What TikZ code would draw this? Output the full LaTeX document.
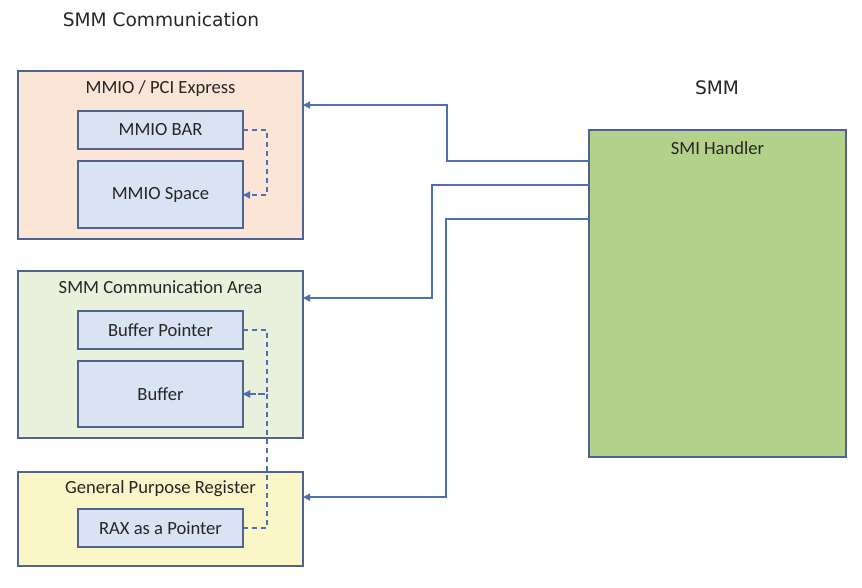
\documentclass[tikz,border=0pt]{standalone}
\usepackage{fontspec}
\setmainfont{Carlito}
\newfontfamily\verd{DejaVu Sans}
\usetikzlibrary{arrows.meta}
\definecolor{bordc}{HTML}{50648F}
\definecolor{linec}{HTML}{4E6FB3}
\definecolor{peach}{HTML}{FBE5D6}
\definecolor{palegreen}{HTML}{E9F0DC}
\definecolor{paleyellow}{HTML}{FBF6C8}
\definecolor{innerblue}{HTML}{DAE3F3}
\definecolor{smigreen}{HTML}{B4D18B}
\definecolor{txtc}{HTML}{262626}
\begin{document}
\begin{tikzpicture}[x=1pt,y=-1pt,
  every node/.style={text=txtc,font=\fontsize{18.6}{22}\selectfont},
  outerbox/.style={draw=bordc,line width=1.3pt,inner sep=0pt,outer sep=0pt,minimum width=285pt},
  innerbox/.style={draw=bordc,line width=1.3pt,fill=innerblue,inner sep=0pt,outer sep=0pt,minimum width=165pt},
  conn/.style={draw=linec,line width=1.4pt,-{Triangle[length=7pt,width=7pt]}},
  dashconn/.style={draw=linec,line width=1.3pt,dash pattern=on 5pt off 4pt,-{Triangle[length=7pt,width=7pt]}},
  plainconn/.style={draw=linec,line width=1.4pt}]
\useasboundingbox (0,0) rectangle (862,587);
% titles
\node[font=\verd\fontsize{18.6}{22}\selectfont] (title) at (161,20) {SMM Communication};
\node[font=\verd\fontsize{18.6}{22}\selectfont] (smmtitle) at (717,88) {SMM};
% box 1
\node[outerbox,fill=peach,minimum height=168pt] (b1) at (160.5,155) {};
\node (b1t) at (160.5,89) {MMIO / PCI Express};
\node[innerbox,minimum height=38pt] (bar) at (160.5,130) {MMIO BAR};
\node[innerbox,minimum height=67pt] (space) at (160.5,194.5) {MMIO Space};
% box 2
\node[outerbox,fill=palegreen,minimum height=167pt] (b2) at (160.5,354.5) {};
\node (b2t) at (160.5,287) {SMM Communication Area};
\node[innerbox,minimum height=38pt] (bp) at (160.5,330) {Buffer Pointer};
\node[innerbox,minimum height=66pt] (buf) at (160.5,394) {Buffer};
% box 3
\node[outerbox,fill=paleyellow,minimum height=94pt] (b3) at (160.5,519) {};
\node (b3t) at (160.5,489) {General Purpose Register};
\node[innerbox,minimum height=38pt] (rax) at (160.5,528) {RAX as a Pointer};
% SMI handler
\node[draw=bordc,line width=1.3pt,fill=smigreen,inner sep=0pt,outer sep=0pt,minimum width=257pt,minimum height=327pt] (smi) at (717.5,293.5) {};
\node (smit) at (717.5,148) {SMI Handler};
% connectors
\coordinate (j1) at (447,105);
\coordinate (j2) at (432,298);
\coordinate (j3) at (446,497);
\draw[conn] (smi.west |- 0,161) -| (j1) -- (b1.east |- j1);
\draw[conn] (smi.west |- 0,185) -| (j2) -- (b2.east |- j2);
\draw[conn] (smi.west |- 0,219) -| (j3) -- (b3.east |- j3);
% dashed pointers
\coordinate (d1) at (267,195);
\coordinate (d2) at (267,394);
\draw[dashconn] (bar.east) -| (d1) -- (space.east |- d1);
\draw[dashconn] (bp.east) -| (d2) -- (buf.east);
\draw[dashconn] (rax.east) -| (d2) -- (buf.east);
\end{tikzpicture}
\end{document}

----------

▶ EXERCISE OBJECTIVE
Please write out all the data again word for word, but not the pictures.

▶ ANSWER BELOW
What TikZ code would draw this? Output the full LaTeX document.
\documentclass[tikz,border=0pt]{standalone}
\usepackage{fontspec}
\setmainfont{Carlito}
\newfontfamily\verd{DejaVu Sans}
\usetikzlibrary{arrows.meta}
\definecolor{bordc}{HTML}{50648F}
\definecolor{linec}{HTML}{4E6FB3}
\definecolor{peach}{HTML}{FBE5D6}
\definecolor{palegreen}{HTML}{E9F0DC}
\definecolor{paleyellow}{HTML}{FBF6C8}
\definecolor{innerblue}{HTML}{DAE3F3}
\definecolor{smigreen}{HTML}{B4D18B}
\definecolor{txtc}{HTML}{262626}
\begin{document}
\begin{tikzpicture}[x=1pt,y=-1pt,
  every node/.style={text=txtc,font=\fontsize{18.6}{22}\selectfont},
  outerbox/.style={draw=bordc,line width=1.3pt,inner sep=0pt,outer sep=0pt,minimum width=285pt},
  innerbox/.style={draw=bordc,line width=1.3pt,fill=innerblue,inner sep=0pt,outer sep=0pt,minimum width=165pt},
  conn/.style={draw=linec,line width=1.4pt,-{Triangle[length=7pt,width=7pt]}},
  dashconn/.style={draw=linec,line width=1.3pt,dash pattern=on 5pt off 4pt,-{Triangle[length=7pt,width=7pt]}},
  plainconn/.style={draw=linec,line width=1.4pt}]
\useasboundingbox (0,0) rectangle (862,587);
% titles
\node[font=\verd\fontsize{18.6}{22}\selectfont] (title) at (161,20) {SMM Communication};
\node[font=\verd\fontsize{18.6}{22}\selectfont] (smmtitle) at (717,88) {SMM};
% box 1
\node[outerbox,fill=peach,minimum height=168pt] (b1) at (160.5,155) {};
\node (b1t) at (160.5,89) {MMIO / PCI Express};
\node[innerbox,minimum height=38pt] (bar) at (160.5,130) {MMIO BAR};
\node[innerbox,minimum height=67pt] (space) at (160.5,194.5) {MMIO Space};
% box 2
\node[outerbox,fill=palegreen,minimum height=167pt] (b2) at (160.5,354.5) {};
\node (b2t) at (160.5,287) {SMM Communication Area};
\node[innerbox,minimum height=38pt] (bp) at (160.5,330) {Buffer Pointer};
\node[innerbox,minimum height=66pt] (buf) at (160.5,394) {Buffer};
% box 3
\node[outerbox,fill=paleyellow,minimum height=94pt] (b3) at (160.5,519) {};
\node (b3t) at (160.5,489) {General Purpose Register};
\node[innerbox,minimum height=38pt] (rax) at (160.5,528) {RAX as a Pointer};
% SMI handler
\node[draw=bordc,line width=1.3pt,fill=smigreen,inner sep=0pt,outer sep=0pt,minimum width=257pt,minimum height=327pt] (smi) at (717.5,293.5) {};
\node (smit) at (717.5,148) {SMI Handler};
% connectors
\coordinate (j1) at (447,105);
\coordinate (j2) at (432,298);
\coordinate (j3) at (446,497);
\draw[conn] (smi.west |- 0,161) -| (j1) -- (b1.east |- j1);
\draw[conn] (smi.west |- 0,185) -| (j2) -- (b2.east |- j2);
\draw[conn] (smi.west |- 0,219) -| (j3) -- (b3.east |- j3);
% dashed pointers
\coordinate (d1) at (267,195);
\coordinate (d2) at (267,394);
\draw[dashconn] (bar.east) -| (d1) -- (space.east |- d1);
\draw[dashconn] (bp.east) -| (d2) -- (buf.east);
\draw[dashconn] (rax.east) -| (d2) -- (buf.east);
\end{tikzpicture}
\end{document}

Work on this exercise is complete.